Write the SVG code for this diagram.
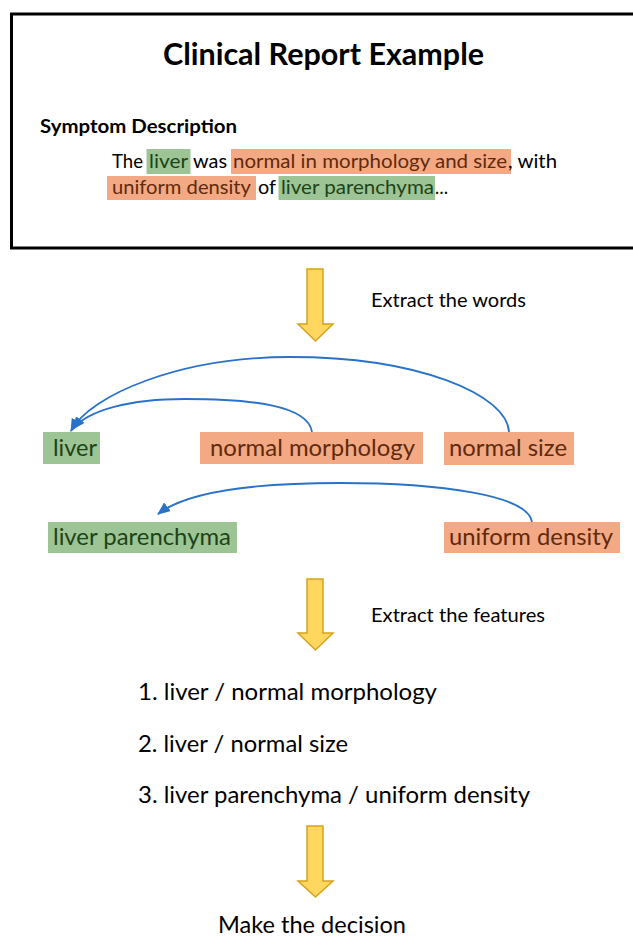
<svg xmlns="http://www.w3.org/2000/svg" width="633" height="937" viewBox="0 0 633 937">
<style>
text{font-family:Lato,"Open Sans","Liberation Sans",sans-serif;fill:#000}
.b{font-weight:bold}
.body{font-size:20px}
.node{font-size:24px}
.lbl{font-size:20px}
.list{font-size:23.5px}
.gbox{fill:#9dc494}
.obox{fill:#f3a983}
.gt{fill:#1d4318}
.ot{fill:#612a0c}
.arc{fill:none;stroke:#2a72c9;stroke-width:1.8}
.yarrow{fill:#ffd75e;stroke:#d6a21e;stroke-width:1.5;stroke-linejoin:miter}
</style>
<defs>
<marker id="ah" viewBox="0 0 12 10" refX="11" refY="5" markerWidth="13" markerHeight="11" markerUnits="userSpaceOnUse" orient="auto">
<path d="M0,0 L12,5 L0,10 Z" fill="#2a72c9"/>
</marker>
</defs>

<g id="report">
<rect x="11.5" y="14" width="640" height="234" fill="none" stroke="#000" stroke-width="3"/>
<text class="b" x="163" y="65" font-size="30" textLength="321" lengthAdjust="spacingAndGlyphs">Clinical Report Example</text>
<text class="b" x="40" y="133" font-size="19.5" textLength="197" lengthAdjust="spacingAndGlyphs">Symptom Description</text>
<rect class="gbox" x="146.5" y="149" width="44" height="25"/>
<rect class="obox" x="231" y="149" width="280" height="25"/>
<rect class="obox" x="107" y="176" width="149" height="24"/>
<rect class="gbox" x="278.5" y="176" width="156.5" height="24"/>
<text class="body" x="112" y="168" textLength="31" lengthAdjust="spacingAndGlyphs">The</text>
<text class="body gt" x="149" y="168" textLength="39" lengthAdjust="spacingAndGlyphs">liver</text>
<text class="body" x="193" y="168" textLength="34" lengthAdjust="spacingAndGlyphs">was</text>
<text class="body ot" x="233" y="168" textLength="274" lengthAdjust="spacingAndGlyphs">normal in morphology and size</text>
<text class="body" x="508" y="168" textLength="49" lengthAdjust="spacingAndGlyphs">, with</text>
<text class="body ot" x="112" y="194" textLength="139" lengthAdjust="spacingAndGlyphs">uniform density</text>
<text class="body" x="258" y="194" textLength="18" lengthAdjust="spacingAndGlyphs">of</text>
<text class="body gt" x="281" y="194" textLength="153" lengthAdjust="spacingAndGlyphs">liver parenchyma</text>
<text class="body" x="435" y="194" textLength="13" lengthAdjust="spacingAndGlyphs">…</text>
</g>

<g id="step1">
<polygon class="yarrow" points="307,269 323,269 323,324 333,324 315.5,341 298,324 307,324"/>
<text class="lbl" x="371" y="307" textLength="155" lengthAdjust="spacingAndGlyphs">Extract the words</text>
</g>

<g id="node-liver">
<rect class="gbox" x="43" y="432" width="57" height="32"/>
<text class="node gt" x="53" y="456" textLength="44" lengthAdjust="spacingAndGlyphs">liver</text>
</g>
<g id="node-normal-morphology">
<rect class="obox" x="200" y="432" width="223" height="32"/>
<text class="node ot" x="210" y="456" textLength="205" lengthAdjust="spacingAndGlyphs">normal morphology</text>
</g>
<g id="node-normal-size">
<rect class="obox" x="444" y="432" width="130" height="33"/>
<text class="node ot" x="449" y="456" textLength="118" lengthAdjust="spacingAndGlyphs">normal size</text>
</g>
<g id="node-liver-parenchyma">
<rect class="gbox" x="48" y="522" width="189" height="31"/>
<text class="node gt" x="53" y="545" textLength="178" lengthAdjust="spacingAndGlyphs">liver parenchyma</text>
</g>
<g id="node-uniform-density">
<rect class="obox" x="444" y="522" width="176" height="31"/>
<text class="node ot" x="449" y="545" textLength="164" lengthAdjust="spacingAndGlyphs">uniform density</text>
</g>

<g id="connectors">
<path class="arc" d="M509,432 C507,395 420,357 290,357 C180,357 90,395 71,431" marker-end="url(#ah)"/>
<path class="arc" d="M312,432 C308,405 250,399 185,399 C130,399 88,410 73,429" marker-end="url(#ah)"/>
<path class="arc" d="M532,522 C528,495 440,483 340,483 C250,483 185,493 158,514" marker-end="url(#ah)"/>
</g>

<g id="step2">
<polygon class="yarrow" points="307,579 323,579 323,633 333,633 315.5,650 298,633 307,633"/>
<text class="lbl" x="371" y="622" textLength="174" lengthAdjust="spacingAndGlyphs">Extract the features</text>
</g>

<g id="features">
<text class="list" x="138" y="700" textLength="299" lengthAdjust="spacingAndGlyphs">1. liver / normal morphology</text>
<text class="list" x="138" y="752" textLength="210" lengthAdjust="spacingAndGlyphs">2. liver / normal size</text>
<text class="list" x="138" y="803" textLength="392" lengthAdjust="spacingAndGlyphs">3. liver parenchyma / uniform density</text>
</g>

<g id="step3">
<polygon class="yarrow" points="307,826 323,826 323,881 333,881 315.5,897 298,881 307,881"/>
<text class="list" x="218" y="933" textLength="188" lengthAdjust="spacingAndGlyphs">Make the decision</text>
</g>
</svg>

......

Set the pictures aside and transcribe the data above exactly.

Write the SVG code for this diagram.
<svg xmlns="http://www.w3.org/2000/svg" width="633" height="937" viewBox="0 0 633 937">
<style>
text{font-family:Lato,"Open Sans","Liberation Sans",sans-serif;fill:#000}
.b{font-weight:bold}
.body{font-size:20px}
.node{font-size:24px}
.lbl{font-size:20px}
.list{font-size:23.5px}
.gbox{fill:#9dc494}
.obox{fill:#f3a983}
.gt{fill:#1d4318}
.ot{fill:#612a0c}
.arc{fill:none;stroke:#2a72c9;stroke-width:1.8}
.yarrow{fill:#ffd75e;stroke:#d6a21e;stroke-width:1.5;stroke-linejoin:miter}
</style>
<defs>
<marker id="ah" viewBox="0 0 12 10" refX="11" refY="5" markerWidth="13" markerHeight="11" markerUnits="userSpaceOnUse" orient="auto">
<path d="M0,0 L12,5 L0,10 Z" fill="#2a72c9"/>
</marker>
</defs>

<g id="report">
<rect x="11.5" y="14" width="640" height="234" fill="none" stroke="#000" stroke-width="3"/>
<text class="b" x="163" y="65" font-size="30" textLength="321" lengthAdjust="spacingAndGlyphs">Clinical Report Example</text>
<text class="b" x="40" y="133" font-size="19.5" textLength="197" lengthAdjust="spacingAndGlyphs">Symptom Description</text>
<rect class="gbox" x="146.5" y="149" width="44" height="25"/>
<rect class="obox" x="231" y="149" width="280" height="25"/>
<rect class="obox" x="107" y="176" width="149" height="24"/>
<rect class="gbox" x="278.5" y="176" width="156.5" height="24"/>
<text class="body" x="112" y="168" textLength="31" lengthAdjust="spacingAndGlyphs">The</text>
<text class="body gt" x="149" y="168" textLength="39" lengthAdjust="spacingAndGlyphs">liver</text>
<text class="body" x="193" y="168" textLength="34" lengthAdjust="spacingAndGlyphs">was</text>
<text class="body ot" x="233" y="168" textLength="274" lengthAdjust="spacingAndGlyphs">normal in morphology and size</text>
<text class="body" x="508" y="168" textLength="49" lengthAdjust="spacingAndGlyphs">, with</text>
<text class="body ot" x="112" y="194" textLength="139" lengthAdjust="spacingAndGlyphs">uniform density</text>
<text class="body" x="258" y="194" textLength="18" lengthAdjust="spacingAndGlyphs">of</text>
<text class="body gt" x="281" y="194" textLength="153" lengthAdjust="spacingAndGlyphs">liver parenchyma</text>
<text class="body" x="435" y="194" textLength="13" lengthAdjust="spacingAndGlyphs">…</text>
</g>

<g id="step1">
<polygon class="yarrow" points="307,269 323,269 323,324 333,324 315.5,341 298,324 307,324"/>
<text class="lbl" x="371" y="307" textLength="155" lengthAdjust="spacingAndGlyphs">Extract the words</text>
</g>

<g id="node-liver">
<rect class="gbox" x="43" y="432" width="57" height="32"/>
<text class="node gt" x="53" y="456" textLength="44" lengthAdjust="spacingAndGlyphs">liver</text>
</g>
<g id="node-normal-morphology">
<rect class="obox" x="200" y="432" width="223" height="32"/>
<text class="node ot" x="210" y="456" textLength="205" lengthAdjust="spacingAndGlyphs">normal morphology</text>
</g>
<g id="node-normal-size">
<rect class="obox" x="444" y="432" width="130" height="33"/>
<text class="node ot" x="449" y="456" textLength="118" lengthAdjust="spacingAndGlyphs">normal size</text>
</g>
<g id="node-liver-parenchyma">
<rect class="gbox" x="48" y="522" width="189" height="31"/>
<text class="node gt" x="53" y="545" textLength="178" lengthAdjust="spacingAndGlyphs">liver parenchyma</text>
</g>
<g id="node-uniform-density">
<rect class="obox" x="444" y="522" width="176" height="31"/>
<text class="node ot" x="449" y="545" textLength="164" lengthAdjust="spacingAndGlyphs">uniform density</text>
</g>

<g id="connectors">
<path class="arc" d="M509,432 C507,395 420,357 290,357 C180,357 90,395 71,431" marker-end="url(#ah)"/>
<path class="arc" d="M312,432 C308,405 250,399 185,399 C130,399 88,410 73,429" marker-end="url(#ah)"/>
<path class="arc" d="M532,522 C528,495 440,483 340,483 C250,483 185,493 158,514" marker-end="url(#ah)"/>
</g>

<g id="step2">
<polygon class="yarrow" points="307,579 323,579 323,633 333,633 315.5,650 298,633 307,633"/>
<text class="lbl" x="371" y="622" textLength="174" lengthAdjust="spacingAndGlyphs">Extract the features</text>
</g>

<g id="features">
<text class="list" x="138" y="700" textLength="299" lengthAdjust="spacingAndGlyphs">1. liver / normal morphology</text>
<text class="list" x="138" y="752" textLength="210" lengthAdjust="spacingAndGlyphs">2. liver / normal size</text>
<text class="list" x="138" y="803" textLength="392" lengthAdjust="spacingAndGlyphs">3. liver parenchyma / uniform density</text>
</g>

<g id="step3">
<polygon class="yarrow" points="307,826 323,826 323,881 333,881 315.5,897 298,881 307,881"/>
<text class="list" x="218" y="933" textLength="188" lengthAdjust="spacingAndGlyphs">Make the decision</text>
</g>
</svg>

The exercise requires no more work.